As far as the feelings, I have problems identifying them when they are swinging through me at lightening pace. I had my tdoc appt today and I did clearly 'see' 3 identities, all from depersonalizing. It was clear that the survivor in me broke down at some point and that is when my first hospital stay was and she is mostly unable to control the situation anymore, just watching it all. Pure mayhem now without medication and full on concentration. Fear, rage, fleeting childlike happiness, and agonizing sadness. If rage is not an emotion then we got troubles mate...anger is work to get to, frustration takes work to calm down to address, and the sadness can be simply unbearable to experience over and over. I keep feeling like I'm doing it over and over and getting no where. My tdoc said I am in the process and have to give up the reigns. Trust, really?! Really. Link Removed
 
and the sadness can be simply unbearable to experience over and over. I keep feeling like I'm doing it over and over and getting no where. My tdoc said I am in the process and have to give up the reigns. Trust, really?! Really. :scream:

I can completely identify with this. I feared letting out the grief. I thought i would be consumed. My doctor kept telling me that this was a process and that I needed to let go and stop trying to control everything. I thought he was nuts. Then, last week I had a breakthrough. I could not hole in the grief anymore and I just let it come. It was horrible, but I realized that it did not consume me. I am still here and I realized that I DID NOT deserve with happened to me. That was the first time that I realized that and it was so empowering. I learned that my therapist is right. Maybe I should trust him because he can see things clearly not through the fog that I see it. My view is completely distorted and maybe just maybe he knows what he is talking about? Who knows.
 
I have recently been reading articles on this very thing about just what does happen to the mind of the a traumatize child and yes, there is 'actual brain damage' according to some studies.
Yes, you are quite right. There are studies that have shown there are changes in the brain of a PTSD sufferer in MRI scans.
What I meant was that I don't think being able to pinpoint your emotions is necessarily brain damage. And that I think it is a skill that needs to be learnt. Just my opinion, I have no scientific evidence for this. I only used my own experiences to comment.

Being able to 'let go' in trauma therapy is really, really important. You need to just let out all those emotions. Without being able to do that, you will likely keep going round in circles and not getting very far.

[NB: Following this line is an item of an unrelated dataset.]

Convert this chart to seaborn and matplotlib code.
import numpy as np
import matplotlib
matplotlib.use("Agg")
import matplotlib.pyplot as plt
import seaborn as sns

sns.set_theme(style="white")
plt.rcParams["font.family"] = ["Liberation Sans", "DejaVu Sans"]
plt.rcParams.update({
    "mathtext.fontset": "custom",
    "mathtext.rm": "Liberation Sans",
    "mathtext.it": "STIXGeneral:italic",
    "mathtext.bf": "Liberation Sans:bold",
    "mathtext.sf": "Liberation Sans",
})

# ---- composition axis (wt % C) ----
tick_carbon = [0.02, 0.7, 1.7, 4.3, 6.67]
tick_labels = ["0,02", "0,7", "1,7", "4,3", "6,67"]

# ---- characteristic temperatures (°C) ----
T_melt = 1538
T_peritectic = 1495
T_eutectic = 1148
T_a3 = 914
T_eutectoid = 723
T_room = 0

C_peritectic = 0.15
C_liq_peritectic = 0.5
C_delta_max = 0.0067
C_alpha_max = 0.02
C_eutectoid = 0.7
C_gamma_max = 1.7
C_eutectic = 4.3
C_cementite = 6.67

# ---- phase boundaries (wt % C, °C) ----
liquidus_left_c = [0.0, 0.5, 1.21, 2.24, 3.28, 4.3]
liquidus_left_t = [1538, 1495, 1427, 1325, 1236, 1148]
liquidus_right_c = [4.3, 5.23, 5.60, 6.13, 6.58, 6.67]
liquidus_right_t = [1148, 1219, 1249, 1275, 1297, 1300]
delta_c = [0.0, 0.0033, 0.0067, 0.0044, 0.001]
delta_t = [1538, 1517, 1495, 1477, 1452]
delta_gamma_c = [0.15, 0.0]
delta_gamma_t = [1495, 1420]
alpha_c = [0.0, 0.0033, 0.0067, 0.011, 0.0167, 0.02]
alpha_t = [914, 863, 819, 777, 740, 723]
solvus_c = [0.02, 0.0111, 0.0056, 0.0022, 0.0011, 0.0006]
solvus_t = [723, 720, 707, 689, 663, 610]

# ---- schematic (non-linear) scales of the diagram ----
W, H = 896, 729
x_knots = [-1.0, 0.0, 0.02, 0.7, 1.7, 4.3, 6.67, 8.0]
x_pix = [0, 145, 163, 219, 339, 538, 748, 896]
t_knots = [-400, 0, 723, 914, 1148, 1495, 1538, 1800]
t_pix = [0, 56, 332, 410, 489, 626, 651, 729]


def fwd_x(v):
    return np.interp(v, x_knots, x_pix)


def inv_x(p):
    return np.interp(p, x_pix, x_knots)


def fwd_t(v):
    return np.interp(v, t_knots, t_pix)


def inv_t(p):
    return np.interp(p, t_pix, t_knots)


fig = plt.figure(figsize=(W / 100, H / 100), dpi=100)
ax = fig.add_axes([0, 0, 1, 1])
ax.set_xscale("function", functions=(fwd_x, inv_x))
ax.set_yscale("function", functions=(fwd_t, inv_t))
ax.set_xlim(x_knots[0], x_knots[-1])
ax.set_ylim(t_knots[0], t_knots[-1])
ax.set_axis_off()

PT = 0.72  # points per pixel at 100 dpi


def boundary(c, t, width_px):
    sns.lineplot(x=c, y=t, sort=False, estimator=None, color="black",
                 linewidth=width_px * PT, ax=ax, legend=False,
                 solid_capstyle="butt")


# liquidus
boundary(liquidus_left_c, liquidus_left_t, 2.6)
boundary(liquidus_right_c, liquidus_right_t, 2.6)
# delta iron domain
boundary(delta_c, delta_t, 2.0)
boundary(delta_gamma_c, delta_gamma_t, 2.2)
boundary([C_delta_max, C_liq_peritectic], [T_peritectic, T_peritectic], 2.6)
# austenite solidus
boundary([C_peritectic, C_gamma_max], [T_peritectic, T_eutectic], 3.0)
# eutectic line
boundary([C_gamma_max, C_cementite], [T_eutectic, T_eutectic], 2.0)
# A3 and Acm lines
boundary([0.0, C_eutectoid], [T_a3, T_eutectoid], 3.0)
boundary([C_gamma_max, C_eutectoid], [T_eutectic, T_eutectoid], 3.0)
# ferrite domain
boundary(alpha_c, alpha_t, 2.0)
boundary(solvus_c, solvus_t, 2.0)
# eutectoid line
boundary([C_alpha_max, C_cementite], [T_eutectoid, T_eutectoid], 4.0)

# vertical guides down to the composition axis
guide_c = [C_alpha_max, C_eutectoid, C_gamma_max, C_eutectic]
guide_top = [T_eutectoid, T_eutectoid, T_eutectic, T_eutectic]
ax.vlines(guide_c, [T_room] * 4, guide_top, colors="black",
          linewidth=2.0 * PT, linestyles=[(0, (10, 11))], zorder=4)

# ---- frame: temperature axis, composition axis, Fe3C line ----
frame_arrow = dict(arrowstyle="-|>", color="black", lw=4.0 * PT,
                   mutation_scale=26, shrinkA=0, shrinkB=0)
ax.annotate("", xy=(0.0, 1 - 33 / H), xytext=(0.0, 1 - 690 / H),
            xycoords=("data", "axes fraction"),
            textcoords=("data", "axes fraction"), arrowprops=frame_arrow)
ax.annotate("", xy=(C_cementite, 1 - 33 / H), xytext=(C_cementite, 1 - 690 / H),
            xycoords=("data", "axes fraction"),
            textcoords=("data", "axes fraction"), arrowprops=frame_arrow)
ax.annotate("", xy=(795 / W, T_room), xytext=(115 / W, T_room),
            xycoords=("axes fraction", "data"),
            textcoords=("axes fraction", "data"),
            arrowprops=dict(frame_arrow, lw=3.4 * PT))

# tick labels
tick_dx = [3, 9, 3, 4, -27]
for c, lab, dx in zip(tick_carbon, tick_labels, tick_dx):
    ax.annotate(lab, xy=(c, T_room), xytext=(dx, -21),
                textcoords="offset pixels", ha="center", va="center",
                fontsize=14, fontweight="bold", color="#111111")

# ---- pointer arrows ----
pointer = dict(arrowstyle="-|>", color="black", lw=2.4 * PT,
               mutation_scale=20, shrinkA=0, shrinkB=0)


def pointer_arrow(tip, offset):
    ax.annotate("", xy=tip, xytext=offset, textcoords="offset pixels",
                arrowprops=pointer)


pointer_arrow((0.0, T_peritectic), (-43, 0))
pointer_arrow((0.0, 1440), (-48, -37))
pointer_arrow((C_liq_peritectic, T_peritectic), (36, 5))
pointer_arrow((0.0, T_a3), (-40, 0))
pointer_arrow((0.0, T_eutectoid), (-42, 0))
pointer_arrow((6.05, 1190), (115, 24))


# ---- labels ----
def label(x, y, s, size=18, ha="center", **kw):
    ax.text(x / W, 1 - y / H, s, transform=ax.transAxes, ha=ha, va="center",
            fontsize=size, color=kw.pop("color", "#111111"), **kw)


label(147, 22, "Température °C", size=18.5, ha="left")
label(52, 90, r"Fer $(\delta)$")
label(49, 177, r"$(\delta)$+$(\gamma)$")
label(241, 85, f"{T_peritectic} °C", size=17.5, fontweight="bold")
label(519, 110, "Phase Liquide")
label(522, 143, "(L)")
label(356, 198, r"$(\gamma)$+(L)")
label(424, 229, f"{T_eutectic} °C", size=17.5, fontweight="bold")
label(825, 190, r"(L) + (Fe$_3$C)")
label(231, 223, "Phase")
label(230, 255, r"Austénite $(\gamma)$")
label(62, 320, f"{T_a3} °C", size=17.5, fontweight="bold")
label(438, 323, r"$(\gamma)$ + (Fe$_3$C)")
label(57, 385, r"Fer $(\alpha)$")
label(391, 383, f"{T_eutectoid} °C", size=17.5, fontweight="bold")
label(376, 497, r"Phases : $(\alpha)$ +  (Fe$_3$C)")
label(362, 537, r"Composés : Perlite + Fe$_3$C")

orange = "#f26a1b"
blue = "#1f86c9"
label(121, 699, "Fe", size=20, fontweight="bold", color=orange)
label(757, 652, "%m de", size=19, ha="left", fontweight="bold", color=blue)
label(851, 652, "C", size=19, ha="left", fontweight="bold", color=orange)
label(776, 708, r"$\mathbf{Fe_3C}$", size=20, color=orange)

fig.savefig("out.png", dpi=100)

Well done brea!! Great moves forward :thumbsup:

Hlost - I know it's hard to trust - but seriously, if you think about it logically, what is the worst thing that could happen by spilling your guts to your therapist (not literally, obviously :lol:)? If you come up with any answers to that question, (which I'm sure you will), then try to think logically about the likelyhood of that outcome.
 
I have recently been reading articles on this very thing about just what does happen to the mind of the a traumatize child and yes, there is 'actual brain damage' according to some studies.
Studies are useless more often than not... as they are controlled typically to derive an outcome through a screening process.

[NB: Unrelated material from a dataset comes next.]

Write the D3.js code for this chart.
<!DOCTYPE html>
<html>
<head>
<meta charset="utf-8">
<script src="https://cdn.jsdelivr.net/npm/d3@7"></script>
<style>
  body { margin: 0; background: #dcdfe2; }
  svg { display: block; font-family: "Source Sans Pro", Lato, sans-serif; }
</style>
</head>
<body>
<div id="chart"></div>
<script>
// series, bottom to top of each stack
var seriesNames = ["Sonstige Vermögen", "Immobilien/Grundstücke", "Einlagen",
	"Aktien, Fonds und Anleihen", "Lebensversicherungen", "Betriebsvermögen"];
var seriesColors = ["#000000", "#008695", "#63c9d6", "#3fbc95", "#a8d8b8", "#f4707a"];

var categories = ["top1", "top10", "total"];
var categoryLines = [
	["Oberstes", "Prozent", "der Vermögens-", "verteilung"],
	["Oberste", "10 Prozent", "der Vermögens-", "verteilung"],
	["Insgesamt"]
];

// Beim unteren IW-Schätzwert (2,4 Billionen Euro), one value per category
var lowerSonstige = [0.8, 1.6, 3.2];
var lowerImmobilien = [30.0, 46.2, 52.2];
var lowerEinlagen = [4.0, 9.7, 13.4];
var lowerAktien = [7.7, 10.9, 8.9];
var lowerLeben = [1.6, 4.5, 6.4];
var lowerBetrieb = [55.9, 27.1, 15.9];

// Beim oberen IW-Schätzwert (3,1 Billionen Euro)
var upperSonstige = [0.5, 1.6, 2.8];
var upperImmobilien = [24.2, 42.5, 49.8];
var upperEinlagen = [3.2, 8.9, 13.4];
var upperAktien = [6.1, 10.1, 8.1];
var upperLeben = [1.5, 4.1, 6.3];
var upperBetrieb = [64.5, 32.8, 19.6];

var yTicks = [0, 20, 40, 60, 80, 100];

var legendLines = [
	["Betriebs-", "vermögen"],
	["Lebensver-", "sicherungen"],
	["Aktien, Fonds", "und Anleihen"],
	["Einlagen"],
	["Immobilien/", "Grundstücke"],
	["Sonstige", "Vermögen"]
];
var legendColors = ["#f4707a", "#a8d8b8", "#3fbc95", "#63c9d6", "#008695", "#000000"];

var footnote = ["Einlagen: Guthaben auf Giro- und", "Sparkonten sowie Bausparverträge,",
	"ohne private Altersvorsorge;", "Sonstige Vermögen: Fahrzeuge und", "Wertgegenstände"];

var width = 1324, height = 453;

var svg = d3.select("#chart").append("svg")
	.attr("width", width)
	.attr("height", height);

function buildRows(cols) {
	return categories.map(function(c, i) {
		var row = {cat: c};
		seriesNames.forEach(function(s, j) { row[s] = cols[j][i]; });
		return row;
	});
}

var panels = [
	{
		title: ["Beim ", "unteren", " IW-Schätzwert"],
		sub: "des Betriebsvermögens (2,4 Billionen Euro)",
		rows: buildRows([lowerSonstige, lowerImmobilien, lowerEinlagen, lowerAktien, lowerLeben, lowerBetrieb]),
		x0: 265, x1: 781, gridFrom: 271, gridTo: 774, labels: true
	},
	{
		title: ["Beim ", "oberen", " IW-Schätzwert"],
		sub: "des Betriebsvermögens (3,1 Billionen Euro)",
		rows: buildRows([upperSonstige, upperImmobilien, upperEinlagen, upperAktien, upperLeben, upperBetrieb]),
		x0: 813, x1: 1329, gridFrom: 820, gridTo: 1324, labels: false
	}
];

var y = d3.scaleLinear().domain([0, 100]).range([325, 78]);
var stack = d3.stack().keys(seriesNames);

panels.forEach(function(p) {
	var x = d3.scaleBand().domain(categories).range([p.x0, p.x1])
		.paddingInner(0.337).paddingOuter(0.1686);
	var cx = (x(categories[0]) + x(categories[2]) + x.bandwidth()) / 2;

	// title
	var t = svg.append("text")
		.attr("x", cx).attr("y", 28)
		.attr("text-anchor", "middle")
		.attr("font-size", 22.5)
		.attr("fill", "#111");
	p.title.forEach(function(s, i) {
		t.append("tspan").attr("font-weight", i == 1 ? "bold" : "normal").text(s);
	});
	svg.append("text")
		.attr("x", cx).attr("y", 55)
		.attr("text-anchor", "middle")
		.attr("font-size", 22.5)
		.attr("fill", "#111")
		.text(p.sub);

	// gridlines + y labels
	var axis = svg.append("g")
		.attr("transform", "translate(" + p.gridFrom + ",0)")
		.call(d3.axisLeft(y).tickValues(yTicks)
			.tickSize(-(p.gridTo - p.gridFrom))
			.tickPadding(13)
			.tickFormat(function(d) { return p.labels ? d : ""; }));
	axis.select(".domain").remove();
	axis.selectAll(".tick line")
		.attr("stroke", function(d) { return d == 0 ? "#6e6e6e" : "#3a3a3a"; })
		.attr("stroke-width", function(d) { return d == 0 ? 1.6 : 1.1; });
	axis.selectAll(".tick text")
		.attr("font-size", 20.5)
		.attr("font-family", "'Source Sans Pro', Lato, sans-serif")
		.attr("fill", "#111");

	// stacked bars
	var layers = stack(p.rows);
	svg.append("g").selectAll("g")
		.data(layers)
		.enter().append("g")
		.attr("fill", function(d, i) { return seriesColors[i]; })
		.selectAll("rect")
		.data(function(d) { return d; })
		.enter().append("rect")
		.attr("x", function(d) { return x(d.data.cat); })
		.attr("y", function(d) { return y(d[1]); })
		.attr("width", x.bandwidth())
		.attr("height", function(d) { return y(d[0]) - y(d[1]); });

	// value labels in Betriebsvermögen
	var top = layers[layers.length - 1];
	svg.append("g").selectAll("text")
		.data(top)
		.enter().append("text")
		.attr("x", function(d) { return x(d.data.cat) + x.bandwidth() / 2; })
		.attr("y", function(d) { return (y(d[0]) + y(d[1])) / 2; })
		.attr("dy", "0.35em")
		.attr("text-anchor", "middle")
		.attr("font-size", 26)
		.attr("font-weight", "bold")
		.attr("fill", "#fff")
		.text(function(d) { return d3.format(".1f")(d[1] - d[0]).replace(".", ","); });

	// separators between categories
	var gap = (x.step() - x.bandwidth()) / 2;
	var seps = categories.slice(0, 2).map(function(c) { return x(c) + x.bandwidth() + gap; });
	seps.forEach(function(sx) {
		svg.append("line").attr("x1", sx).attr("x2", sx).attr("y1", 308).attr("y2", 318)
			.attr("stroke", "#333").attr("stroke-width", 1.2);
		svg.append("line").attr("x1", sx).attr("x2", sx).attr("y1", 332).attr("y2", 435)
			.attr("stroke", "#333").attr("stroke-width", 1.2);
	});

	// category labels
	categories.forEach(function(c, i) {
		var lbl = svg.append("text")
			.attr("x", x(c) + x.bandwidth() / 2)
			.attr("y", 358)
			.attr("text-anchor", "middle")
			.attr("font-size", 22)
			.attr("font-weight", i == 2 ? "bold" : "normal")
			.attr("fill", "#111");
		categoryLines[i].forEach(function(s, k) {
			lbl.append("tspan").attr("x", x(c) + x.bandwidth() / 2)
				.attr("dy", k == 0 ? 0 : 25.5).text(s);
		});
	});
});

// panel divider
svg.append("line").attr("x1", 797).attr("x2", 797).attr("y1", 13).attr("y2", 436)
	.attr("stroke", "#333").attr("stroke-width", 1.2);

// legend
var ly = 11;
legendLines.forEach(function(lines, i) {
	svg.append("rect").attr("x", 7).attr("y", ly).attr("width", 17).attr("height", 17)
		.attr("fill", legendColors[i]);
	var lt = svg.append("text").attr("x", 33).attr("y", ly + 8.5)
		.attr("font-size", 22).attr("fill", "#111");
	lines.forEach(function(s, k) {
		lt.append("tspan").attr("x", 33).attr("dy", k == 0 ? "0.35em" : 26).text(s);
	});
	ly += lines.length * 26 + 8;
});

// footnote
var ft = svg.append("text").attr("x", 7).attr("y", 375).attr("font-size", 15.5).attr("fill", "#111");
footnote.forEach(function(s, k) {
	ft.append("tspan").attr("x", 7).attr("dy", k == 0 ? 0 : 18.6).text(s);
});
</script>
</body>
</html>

There is a difference between brain damage, which is irreversible vs. brain changes, ie. the amygdala decreases in size, the Hippocampus, same thing, etc. These are also proven to be completely reversible through a) reducing symptoms, b) specific brain exercises to re-stimulate targeted areas, c) brain regrowth is proven science now, that they can renew dead aspects again.

Don't believe everything you read vs. taking a great venture into the widest possible storyline your time can afford in order to obtain a clearer, fuller picture. Studies typically have specific, narrow, aims, to either prove or disprove, rarely are they allowed to just venture a course and see what pops out.